We took Missy -- who, as several of you know, has had chronic kidney disease for over three years now -- for her regular (as in every few months) checkup.
Her appetite has been decreasing for a while, and B and I could both see that she was getting thinner. But when we got her in to the vet and they put her on the scale, she had lost almost a pound. In six months. (Which is a lot for a cat in such a short time, especially when that cat is only eight-and-a-half pounds to begin with.) We were stunned; we hadn't realized it was that bad. Going carefully through our records later, we found that she'd gone from consuming an average 100g a day to about 50g. No wonder she'd lost so much weight.
The technicians took blood for various tests, checked her blood pressure (normal) and did x-rays (which the vet said was not essential, but given the past concerns about cancer, we decided to do). Her kidneys looked small and shriveled, which is to be expected, and she does have some arthritis around her spine, but no sign of tumors, thank god. She was a little dehydrated, which is not uncommon for a cat in her condition, but probably contributed to the fact that the techs weren't able to get enough urine for testing. So she had to stay for an hour or so to get sub-Q fluids. (We thought that would be less stressful for her than bringing her down another day.) We went and had lunch, and Missy did fine. (The technician who brought her out to us said she’d just burrowed into her big bath towel where she felt safe. Which is why I’d insisted it go in with her.)
That evening we were seriously worried about her, though. She's usually a little off after a vet visit, but she was even more clingy and anxious than usual. She finally dozed off in my lap, but kept jerking awake, meowing as if she'd had a bad dream. And she didn't want to eat. But she was fine in the morning.
When the blood results came back, they weren't what we were expecting. The kidneys appeared to be doing OK, relatively speaking. Some of the substances in her blood (phosphates, sodium? I can't find the damn notes I took) are a little out of whack, though. Dr. Yank and I discussed some of the possibilities, cancer and hyperparathyroidism being a couple. Nothing is showing itself enough to take any action at the moment, though; they're just maybes.
Dr. Yank started Missy on mirtazapine as an appetite stimulant. She gets a pill every three days. It did help a lot in the beginning, but today I calculated her daily consumption for the last few weeks (since she started on the drug) and it appears to be dropping again. Sometimes she eats a lot one day (100g+) and very little the next (50g or less), and the variation doesn't seem to be related to the days she gets the drug.

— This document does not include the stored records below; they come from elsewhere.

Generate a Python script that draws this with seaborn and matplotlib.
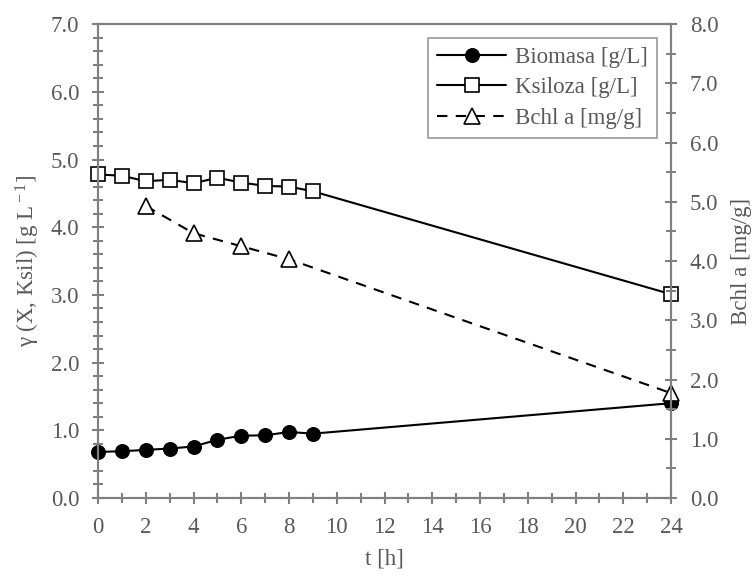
import numpy as np
import pandas as pd
import matplotlib
matplotlib.use("Agg")
import matplotlib.pyplot as plt
from matplotlib.ticker import MultipleLocator, FormatStrFormatter
import seaborn as sns

# ── data ─────────────────────────────────────────────────────────────────────
t_bio = [0, 1, 2, 3, 4, 5, 6, 7, 8, 9, 24]
biomasa = [0.68, 0.69, 0.71, 0.73, 0.76, 0.86, 0.92, 0.925, 0.975, 0.95, 1.40]
ksiloza = [4.78, 4.76, 4.68, 4.70, 4.65, 4.73, 4.66, 4.61, 4.60, 4.53, 3.01]
t_bchl = [2, 4, 6, 8, 24]
bchl = [4.93, 4.47, 4.25, 4.03, 1.77]

sns.set_style("ticks")
plt.rcParams["font.family"] = ["Liberation Serif", "DejaVu Serif"]
plt.rcParams["mathtext.fontset"] = "custom"
plt.rcParams["mathtext.rm"] = "Liberation Serif"
plt.rcParams["mathtext.it"] = "Liberation Serif:italic"

GREY = "#808080"
TXT = "#595959"
FS = 16.5

df1 = pd.DataFrame({"t": t_bio, "Biomasa": biomasa, "Ksiloza": ksiloza})
df2 = pd.DataFrame({"t": t_bchl, "Bchl": bchl})

fig = plt.figure(figsize=(7.54, 5.75), dpi=100)
ax = fig.add_axes([0.130, 0.134, 0.760, 0.824])
ax2 = ax.twinx()

sns.lineplot(data=df1, x="t", y="Biomasa", ax=ax, color="black", lw=1.5,
             marker="o", markersize=10, markerfacecolor="black",
             markeredgecolor="black", label="Biomasa [g/L]", legend=False, clip_on=False)
sns.lineplot(data=df1, x="t", y="Ksiloza", ax=ax, color="black", lw=1.5,
             marker="s", markersize=9.5, markerfacecolor="white",
             markeredgecolor="black", markeredgewidth=1.2,
             label="Ksiloza [g/L]", legend=False, clip_on=False)
sns.lineplot(data=df2, x="t", y="Bchl", ax=ax2, color="black", lw=1.5,
             linestyle=(0, (5, 4)), marker="^", markersize=11,
             markerfacecolor="white", markeredgecolor="black", markeredgewidth=1.2,
             label="Bchl a [mg/g]", legend=False, clip_on=False)

ax.set_xlim(0, 24)
ax.set_ylim(0, 7)
ax2.set_ylim(0, 8)

ax.xaxis.set_major_locator(MultipleLocator(2))
ax.xaxis.set_minor_locator(MultipleLocator(1))
ax.yaxis.set_major_locator(MultipleLocator(1))
ax.yaxis.set_minor_locator(MultipleLocator(0.2))
ax.yaxis.set_major_formatter(FormatStrFormatter("%.1f"))
ax2.yaxis.set_major_locator(MultipleLocator(1))
ax2.yaxis.set_minor_locator(MultipleLocator(0.5))
ax2.yaxis.set_major_formatter(FormatStrFormatter("%.1f"))

for a in (ax, ax2):
    for s in a.spines.values():
        s.set_color(GREY)
        s.set_linewidth(1.5)
    a.tick_params(which="both", direction="inout", color=GREY, width=1.5,
                  labelsize=FS, labelcolor=TXT)
    a.tick_params(which="major", length=9)
    a.tick_params(which="minor", length=7)
ax.tick_params(axis="x", pad=9)
ax.tick_params(axis="y", pad=9)
ax2.tick_params(axis="y", pad=9)

ax.set_xlabel("t [h]", fontsize=FS, color=TXT, labelpad=8)
ax.set_ylabel(r"γ (X, Ksil) [g L$^{\rm -1}$]", fontsize=FS, color=TXT, labelpad=6)
ax2.set_ylabel("Bchl a [mg/g]", fontsize=FS, color=TXT, labelpad=9)

h1, l1 = ax.get_legend_handles_labels()
h2, l2 = ax2.get_legend_handles_labels()
leg = ax2.legend(h1 + h2, l1 + l2, loc="upper right", fontsize=FS,
                 frameon=True, fancybox=False, handlelength=3.0,
                 handletextpad=0.4, borderaxespad=0.6, labelspacing=0.4,
                 borderpad=0.4)
leg.get_frame().set_edgecolor(GREY)
leg.get_frame().set_linewidth(1.2)
for txt in leg.get_texts():
    txt.set_color(TXT)

fig.savefig("out.png", dpi=100)
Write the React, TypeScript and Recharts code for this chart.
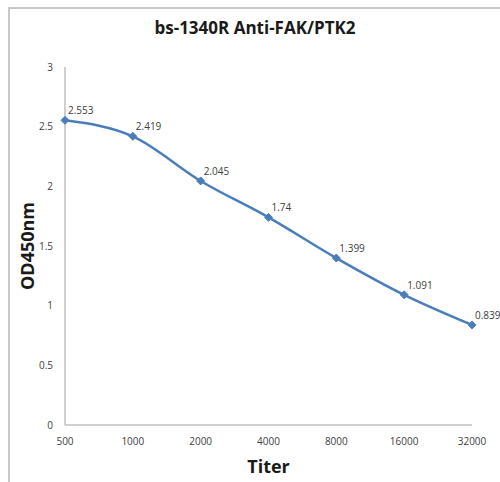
import type { JSX } from 'react'
import { LineChart, Line, XAxis, YAxis, LabelList, Label } from 'recharts'

const titers = ['500', '1000', '2000', '4000', '8000', '16000', '32000']
const od450 = [2.553, 2.419, 2.045, 1.74, 1.399, 1.091, 0.839]
const yTicks = [0, 0.5, 1, 1.5, 2, 2.5, 3]

const data = titers.map((titer, i) => ({ titer, od: od450[i] }))

const LINE = '#4a7ebb'
const FONT = '"Open Sans", sans-serif'

// diamond marker like the Excel default
const Diamond = (props: any): JSX.Element => {
  const { cx, cy } = props
  const r = 4
  return (
    <polygon
      points={`${cx},${cy - r} ${cx + r},${cy} ${cx},${cy + r} ${cx - r},${cy}`}
      fill={LINE}
      stroke={LINE}
    />
  )
}

const PointLabel = (props: any): JSX.Element => {
  const { x, y, value } = props
  return (
    <text x={x + 3} y={y - 6} fontSize={10} fill="#404040" fontFamily={FONT}>
      {value}
    </text>
  )
}

export default function App(): JSX.Element {
  return (
    <div
      style={{
        position: 'absolute',
        left: 0,
        top: 0,
        width: 500,
        height: 482,
        background: '#fff',
        fontFamily: FONT,
      }}
    >
      <div
        style={{
          position: 'absolute',
          left: 8,
          top: 7,
          right: 0,
          bottom: 0,
          borderTop: '2px solid #c8c8c8',
          borderLeft: '2px solid #c8c8c8',
        }}
      />
      <div
        style={{
          position: 'absolute',
          left: 0,
          top: 16,
          width: 510,
          textAlign: 'center',
          fontWeight: 'bold',
          fontSize: 17,
          color: '#1a1a1a',
        }}
      >
        bs-1340R Anti-FAK/PTK2
      </div>
      <LineChart
        width={500}
        height={482}
        data={data}
        margin={{ top: 67, right: 28, left: 0, bottom: 0 }}
        style={{ position: 'absolute', left: 0, top: 0 }}
      >
        <XAxis
          dataKey="titer"
          height={57}
          stroke="#a0a0a0"
          tickLine={false}
          tickMargin={7}
          tick={{ fill: '#404040', fontSize: 10, fontFamily: FONT }}
          interval={0}
        >
          <Label
            value="Titer"
            position="insideBottom"
            offset={9}
            style={{ fontWeight: 'bold', fontSize: 18, fill: '#1a1a1a', fontFamily: FONT }}
          />
        </XAxis>
        <YAxis
          width={65}
          domain={[0, 3]}
          ticks={yTicks}
          stroke="#a0a0a0"
          tickLine={false}
          tickMargin={6}
          tick={{ fill: '#404040', fontSize: 10, fontFamily: FONT }}
        >
          <Label
            value="OD450nm"
            angle={-90}
            position="insideLeft"
            offset={28}
            style={{
              fontWeight: 'bold',
              fontSize: 18,
              fill: '#1a1a1a',
              fontFamily: FONT,
              textAnchor: 'middle',
            }}
          />
        </YAxis>
        <Line
          type="monotone"
          dataKey="od"
          stroke={LINE}
          strokeWidth={2.5}
          dot={<Diamond />}
          activeDot={false}
          isAnimationActive={false}
        >
          <LabelList dataKey="od" content={<PointLabel />} />
        </Line>
      </LineChart>
    </div>
  )
}
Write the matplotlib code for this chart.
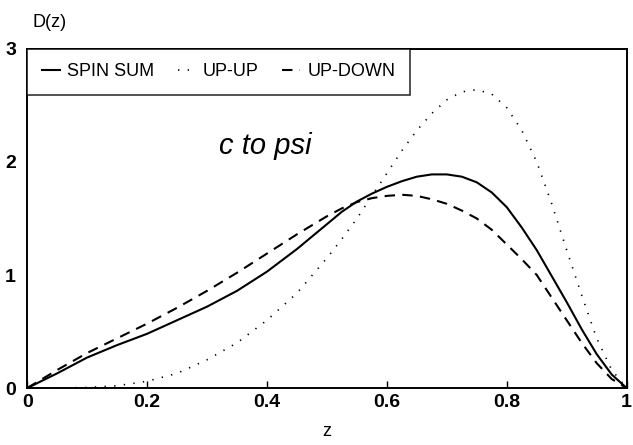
import matplotlib
matplotlib.use("Agg")
import matplotlib.pyplot as plt

plt.rcParams['font.family'] = ['Liberation Sans', 'DejaVu Sans']

z = [0.0, 0.05, 0.1, 0.15, 0.2, 0.25, 0.3, 0.35, 0.4, 0.45, 0.5,
     0.525, 0.55, 0.575, 0.6, 0.625, 0.65, 0.675, 0.7, 0.725, 0.75,
     0.775, 0.8, 0.825, 0.85, 0.875, 0.9, 0.925, 0.95, 0.975, 1.0]
spin_sum = [0.0, 0.13, 0.27, 0.38, 0.48, 0.60, 0.72, 0.86, 1.03, 1.23, 1.45,
            1.56, 1.65, 1.72, 1.78, 1.83, 1.87, 1.89, 1.89, 1.87, 1.82,
            1.73, 1.60, 1.42, 1.22, 0.99, 0.76, 0.52, 0.30, 0.12, 0.0]
up_up = [0.0, 0.0, 0.005, 0.02, 0.06, 0.13, 0.25, 0.40, 0.60, 0.84, 1.15,
         1.32, 1.50, 1.70, 1.90, 2.10, 2.28, 2.43, 2.55, 2.62, 2.64,
         2.60, 2.48, 2.28, 2.00, 1.63, 1.22, 0.82, 0.44, 0.16, 0.0]
up_down = [0.0, 0.16, 0.31, 0.44, 0.57, 0.71, 0.86, 1.02, 1.19, 1.36, 1.52,
           1.59, 1.645, 1.68, 1.70, 1.71, 1.70, 1.67, 1.63, 1.57, 1.50,
           1.40, 1.27, 1.14, 1.00, 0.80, 0.60, 0.40, 0.22, 0.08, 0.0]

xticks = [0, 0.2, 0.4, 0.6, 0.8, 1]
xticklabels = ['0', '0.2', '0.4', '0.6', '0.8', '1']
yticks = [0, 1, 2, 3]
yticklabels = ['0', '1', '2', '3']

fig = plt.figure(figsize=(6.33, 4.45), dpi=100)
ax = fig.add_axes([0.043, 0.128, 0.947, 0.762])

ax.plot(z, spin_sum, color='black', lw=1.5, ls='-', label='SPIN SUM')
ax.plot(z, up_up, color='black', lw=1.2, ls=(0, (0.8, 5)), label='UP-UP')
ax.plot(z, up_down, color='black', lw=1.5, ls=(0, (5, 3.5)), label='UP-DOWN')

ax.set_xlim(0, 1)
ax.set_ylim(0, 3)
ax.set_xticks(xticks)
ax.set_xticklabels(xticklabels, fontsize=14, fontweight='bold')
ax.set_yticks(yticks)
ax.set_yticklabels(yticklabels, fontsize=14, fontweight='bold')
ax.tick_params(axis='x', direction='in', length=5, width=1, pad=4)
ax.tick_params(axis='y', direction='in', length=0, pad=8)
for s in ax.spines.values():
    s.set_linewidth(1.4)
    s.set_color('black')

ax.set_xlabel('z', fontsize=13, labelpad=9)
fig.text(0.052, 0.95, 'D(z)', fontsize=13, ha='left', va='center')

ax.text(0.397, 2.07, 'c to psi', fontsize=21, style='italic', ha='center', va='baseline')

leg = ax.legend(loc='upper left', ncol=3, fontsize=13, handlelength=1.0,
                handletextpad=0.4, columnspacing=1.3, borderaxespad=0,
                fancybox=False, frameon=True, borderpad=0.8)
leg.get_frame().set_edgecolor('black')
leg.get_frame().set_linewidth(1.2)

fig.savefig('out.png', dpi=100)
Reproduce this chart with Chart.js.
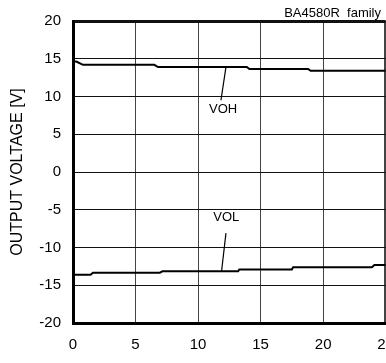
<!DOCTYPE html>
<html>
<head>
<meta charset="utf-8">
<script src="https://cdn.jsdelivr.net/npm/chart.js@4/dist/chart.umd.min.js"></script>
<style>
  html, body { margin: 0; padding: 0; background: #fff; overflow: hidden; }
  #box { width: 407px; height: 363px; }
</style>
</head>
<body>
<div id="box"><canvas id="grafico"></canvas></div>
<script>
// valori
const xVoh = [0, 0.3, 0.8, 6.5, 6.8, 13.9, 14.1, 18.8, 19.0, 25];
const yVoh = [14.7, 14.6, 14.2, 14.2, 13.9, 13.9, 13.65, 13.65, 13.4, 13.4];
const xVol = [0, 1.4, 1.6, 6.95, 7.15, 13.2, 13.3, 17.5, 17.6, 23.9, 24.1, 25];
const yVol = [-13.6, -13.6, -13.33, -13.33, -13.15, -13.15, -12.9, -12.9, -12.62, -12.62, -12.32, -12.32];

// linee di richiamo delle etichette
const leaderVoh = [{x: 12.23, y: 13.9}, {x: 11.83, y: 9.5}];
const leaderVol = [{x: 12.23, y: -8.1}, {x: 11.88, y: -13.15}];

const etichette = ['VOH', 'VOL'];
const posEtichette = [{x: 12.0, y: 8.3}, {x: 12.26, y: -5.95}];

const xTicks = [0, 5, 10, 15, 20, 25];
const yTicks = [-20, -15, -10, -5, 0, 5, 10, 15, 20];
const titolo = 'BA4580R  family';
const titoloAsseY = 'OUTPUT VOLTAGE [V]';

function punti(xs, ys) {
    return xs.map((x, i) => ({x: x, y: ys[i]}));
}

// plugin per le scritte dentro il grafico
const scritte = {
    id: 'scritte',
    afterDatasetsDraw: function (chart) {
        const ctx = chart.ctx;
        const sx = chart.scales.x, sy = chart.scales.y;
        ctx.save();
        ctx.fillStyle = '#000';
        ctx.font = '13px "Liberation Sans", Arial, sans-serif';
        ctx.textAlign = 'center';
        ctx.textBaseline = 'middle';
        etichette.forEach(function (t, i) {
            ctx.fillText(t, sx.getPixelForValue(posEtichette[i].x), sy.getPixelForValue(posEtichette[i].y));
        });
        ctx.textAlign = 'right';
        ctx.fillText(titolo, 381, 13);
        ctx.restore();
    }
};

const font = '"Liberation Sans", Arial, sans-serif';

new Chart(document.getElementById('grafico').getContext('2d'), {
    type: 'line',
    data: {
        datasets: [
            {data: punti(xVoh, yVoh), borderColor: '#000', borderWidth: 2, pointRadius: 0, tension: 0},
            {data: punti(xVol, yVol), borderColor: '#000', borderWidth: 2, pointRadius: 0, tension: 0},
            {data: leaderVoh, borderColor: '#000', borderWidth: 1.2, pointRadius: 0},
            {data: leaderVol, borderColor: '#000', borderWidth: 1.2, pointRadius: 0}
        ]
    },
    options: {
        responsive: true,
        maintainAspectRatio: false,
        animation: false,
        layout: {padding: {top: 21, left: 0, right: 0, bottom: 0}, autoPadding: false},
        plugins: {
            legend: {display: false},
            tooltip: {enabled: false}
        },
        scales: {
            x: {
                type: 'linear',
                min: 0, max: 25,
                afterBuildTicks: function (s) { s.ticks = xTicks.map(v => ({value: v})); },
                afterFit: function (s) { s.height = 40; },
                ticks: {color: '#000', font: {family: font, size: 15}, padding: 13, maxRotation: 0},
                grid: {
                    color: '#444',
                    lineWidth: c => (c.tick && c.tick.value === 25 ? 3 : 1),
                    drawTicks: false
                },
                border: {color: '#000', width: 3}
            },
            y: {
                min: -20, max: 20,
                afterBuildTicks: function (s) { s.ticks = yTicks.map(v => ({value: v})); },
                afterFit: function (s) { s.width = 73; },
                ticks: {color: '#000', font: {family: font, size: 15}, padding: 12},
                grid: {
                    color: '#111',
                    lineWidth: c => (c.tick && c.tick.value === 20 ? 3 : 1),
                    drawTicks: false
                },
                border: {color: '#000', width: 3},
                title: {
                    display: true,
                    text: titoloAsseY,
                    color: '#000',
                    font: {family: font, size: 16},
                    padding: {top: 8, bottom: 0}
                }
            }
        }
    },
    plugins: [scritte]
});
</script>
</body>
</html>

Missy's changed a lot in the past few months or so. She's stopped going outside, which she used to love. I can't remember when I last saw her grooming, although she still asks to be brushed and/or combed several times a day, so her coat is still in good condition. Once in a while she does lick her nose, although not very thoroughly; she pushes her nose and mouth right into the food when she eats (slurping it up like a shop vac sucking up water), and I have to clean the food off of her nose most of the time (which she does not appreciate). Her walking is increasingly unsteady, although she's still able to leap into her favorite chair and scramble onto the bed at 3 AM. And she's completely uninterested in playing. Even if I drag a string back and forth, she barely gives it a glance.
She yowls several times a day. Often, covering her with a blanket seems to be what she wants. But sometimes she just wants cuddles and petting. I think that that and sunning are her favorite pleasures in life now. Every morning, she toasts her tummy for a couple of hours in the space between the window of the bedroom sliding door and the thick drapes -- B and I call it "the cat cooker" -- and then moves to a chair next to the living room slider where she can really get blasted until the sun goes down.
We're almost out of her prescription, and I need to discuss a lot of things with Dr. Yank. So I'm going to get Missy an appointment for next week.
I knew when Missy was first diagnosed with CKD that it was going to get difficult, and now it is. There are decisions coming that I really don't want to think about. I just want to cuddle my baby girl and listen to her purr while she kneads and pokes holes in my good shirt. So I'm doing a lot of that.